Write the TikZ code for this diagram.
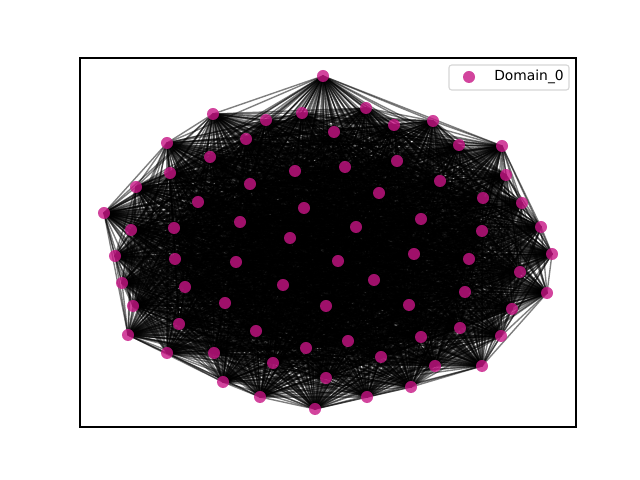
\documentclass[tikz,border=0pt]{standalone}
\usepackage{fontspec}
\setmainfont{DejaVu Sans}
\usepackage{xcolor}
\usepackage{tikz}
\usetikzlibrary{backgrounds}
\definecolor{DomainPink}{HTML}{C71585}
\definecolor{LegendGray}{HTML}{CCCCCC}
\tikzset{
    % Domain node (filled circle)
    domnode/.style={circle, fill=DomainPink, fill opacity=0.8, inner sep=0pt,
        minimum size=0.12in},
    % Edge between two nodes
    domedge/.style={black, draw opacity=0.5, line width=1pt},
    % Axes frame
    axframe/.style={draw=black, line width=0.8pt},
    % Legend box
    legendbox/.style={rectangle, rounded corners=2pt, draw=LegendGray, fill=white,
        fill opacity=0.8, draw opacity=0.8, line width=0.8pt,
        minimum width=1.2in, minimum height=0.25in},
    % Legend label
    legendtext/.style={font=\fontsize{10}{12}\selectfont, anchor=west, inner sep=0pt},
}

\begin{document}
\begin{tikzpicture}[x=0.01in, y=-0.01in]
    \useasboundingbox (0,0) rectangle (640,480);
    % nodes
    \foreach \x/\y [count=\i] in {323/76, 366/108, 302/113, 266/120, 213/114, 394/125,
        433/121, 334/132, 246/139, 167/143, 502/146, 459/145, 210/157, 397/161,
        345/167, 295/171, 170/173, 506/175, 440/181, 136/187, 250/184, 379/193,
        483/198, 198/202, 522/203, 104/213, 304/208, 421/219, 240/222, 131/230,
        174/228, 356/227, 482/231, 541/227, 290/238, 115/256, 175/259, 236/262,
        338/261, 414/254, 469/259, 552/254, 520/272, 122/283, 185/287, 283/285,
        374/280, 547/293, 465/292, 133/306, 225/303, 326/306, 409/305, 512/309,
        179/324, 256/331, 128/335, 348/341, 421/337, 460/328, 501/336, 306/348,
        167/353, 214/353, 273/363, 381/357, 435/366, 482/366, 223/382, 326/378,
        411/387, 260/397, 367/397, 315/409}
        \node[domnode] (n\i) at (\x,\y) {};
    % edges
    \begin{scope}[on background layer]
        \foreach \i in {1,...,73} {
            \pgfmathtruncatemacro\k{\i+1}
            \foreach \j in {\k,...,74}
                \draw[domedge] (n\i.center) -- (n\j.center);
        }
    \end{scope}
    % axes and legend
    \draw[axframe] (80,58) rectangle (576,427);
    \node[legendbox] (legend) at (509,77.5) {};
    \node[domnode] (legmark) at (469,77) {};
    \node[legendtext] (leglabel) at (494,77) {Domain\_0};
\end{tikzpicture}
\end{document}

· · ·

Ignore the images and quote every line of the listing exactly.

Write the TikZ code for this diagram.
\documentclass[tikz,border=0pt]{standalone}
\usepackage{fontspec}
\setmainfont{DejaVu Sans}
\usepackage{xcolor}
\usepackage{tikz}
\usetikzlibrary{backgrounds}
\definecolor{DomainPink}{HTML}{C71585}
\definecolor{LegendGray}{HTML}{CCCCCC}
\tikzset{
    % Domain node (filled circle)
    domnode/.style={circle, fill=DomainPink, fill opacity=0.8, inner sep=0pt,
        minimum size=0.12in},
    % Edge between two nodes
    domedge/.style={black, draw opacity=0.5, line width=1pt},
    % Axes frame
    axframe/.style={draw=black, line width=0.8pt},
    % Legend box
    legendbox/.style={rectangle, rounded corners=2pt, draw=LegendGray, fill=white,
        fill opacity=0.8, draw opacity=0.8, line width=0.8pt,
        minimum width=1.2in, minimum height=0.25in},
    % Legend label
    legendtext/.style={font=\fontsize{10}{12}\selectfont, anchor=west, inner sep=0pt},
}

\begin{document}
\begin{tikzpicture}[x=0.01in, y=-0.01in]
    \useasboundingbox (0,0) rectangle (640,480);
    % nodes
    \foreach \x/\y [count=\i] in {323/76, 366/108, 302/113, 266/120, 213/114, 394/125,
        433/121, 334/132, 246/139, 167/143, 502/146, 459/145, 210/157, 397/161,
        345/167, 295/171, 170/173, 506/175, 440/181, 136/187, 250/184, 379/193,
        483/198, 198/202, 522/203, 104/213, 304/208, 421/219, 240/222, 131/230,
        174/228, 356/227, 482/231, 541/227, 290/238, 115/256, 175/259, 236/262,
        338/261, 414/254, 469/259, 552/254, 520/272, 122/283, 185/287, 283/285,
        374/280, 547/293, 465/292, 133/306, 225/303, 326/306, 409/305, 512/309,
        179/324, 256/331, 128/335, 348/341, 421/337, 460/328, 501/336, 306/348,
        167/353, 214/353, 273/363, 381/357, 435/366, 482/366, 223/382, 326/378,
        411/387, 260/397, 367/397, 315/409}
        \node[domnode] (n\i) at (\x,\y) {};
    % edges
    \begin{scope}[on background layer]
        \foreach \i in {1,...,73} {
            \pgfmathtruncatemacro\k{\i+1}
            \foreach \j in {\k,...,74}
                \draw[domedge] (n\i.center) -- (n\j.center);
        }
    \end{scope}
    % axes and legend
    \draw[axframe] (80,58) rectangle (576,427);
    \node[legendbox] (legend) at (509,77.5) {};
    \node[domnode] (legmark) at (469,77) {};
    \node[legendtext] (leglabel) at (494,77) {Domain\_0};
\end{tikzpicture}
\end{document}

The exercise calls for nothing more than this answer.